Components of an onboarding journey
Welcome flow: Initial screens that set expectations and collect context for personalization.
Setup steps: Required configuration like connecting data sources, inviting teammates, or setting preferences.
Guided actions: In-product prompts that walk users through their first key workflow.
Progress indicators: Checklists or progress bars that show users how close they are to completion.
Contextual tooltips: Just-in-time help that appears when users encounter a feature for the first time.
Empty states: Purposefully designed screens that appear when there is no data yet, guiding users toward their first action instead of showing a blank page.
What makes a good onboarding journey
Effective onboarding journeys are opinionated, short, and aligned to clear activation milestones.
They avoid overwhelming users with every feature and instead focus on leading them to the first meaningful outcome.
Great journeys are personalized—different roles, use cases, or plans may need different paths to value.
Personalized vs generic onboarding journeys
Generic onboarding shows every user the same flow regardless of their role, use case, or experience level. It is simpler to build and maintain but performs worse for most products because different users need different paths to value.
Personalized onboarding uses context (collected during signup or inferred from behavior) to adapt the journey. A developer might skip the UI walkthrough and go straight to API documentation. A marketing manager might see templates relevant to campaign management.
Light personalization can be achieved with a single question during signup ("What do you want to accomplish first?") that branches into 2-3 different journey paths. This gives 80% of the benefit with minimal engineering effort.

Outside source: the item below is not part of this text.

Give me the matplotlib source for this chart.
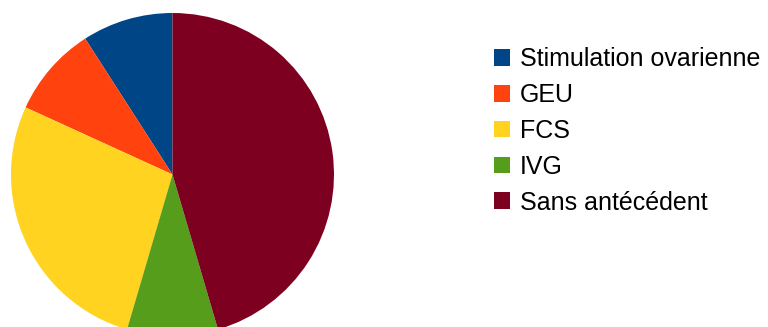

Advanced personalization adapts the journey in real-time based on behavior. If a user skips a recommended step, the journey adapts. If a user completes something ahead of schedule, the next step appears immediately instead of waiting for a trigger.
The tradeoff is clear: personalized journeys perform better but are more complex to build, test, and maintain. Start with light personalization and add complexity only when data shows which segments need different treatment.
Measuring onboarding journey success
Track completion rate for each step to identify where users drop off.
Measure time-to-completion for the full journey and individual steps.
Correlate journey completion with activation rate and retention to validate that your journey leads to the right outcomes.
Calculate the "journey influence rate": what percentage of users who complete the onboarding journey activate vs. those who skip it or drop off partway through? This tells you how much value the journey adds.
Monitor step-specific metrics: for each onboarding step, track the start rate, completion rate, average time, and error rate. Steps with low completion rates or high error rates are your top priorities for improvement.
Run A/B tests on journey variations to isolate which changes improve activation. Test one variable at a time (step order, copy, number of steps) to build a clear understanding of what works.
Implementation notes
- Design your journey around a single primary activation goal—do not try to teach every feature.
- Make the journey skippable for power users who know what they are doing, but track skip rates to understand if you are losing users.
- Test journey changes with cohort analysis: compare activation and retention for users who experienced different versions.
- Build your onboarding journey as a configurable system, not hardcoded flows. This makes it easy to iterate on the journey without engineering changes for every experiment.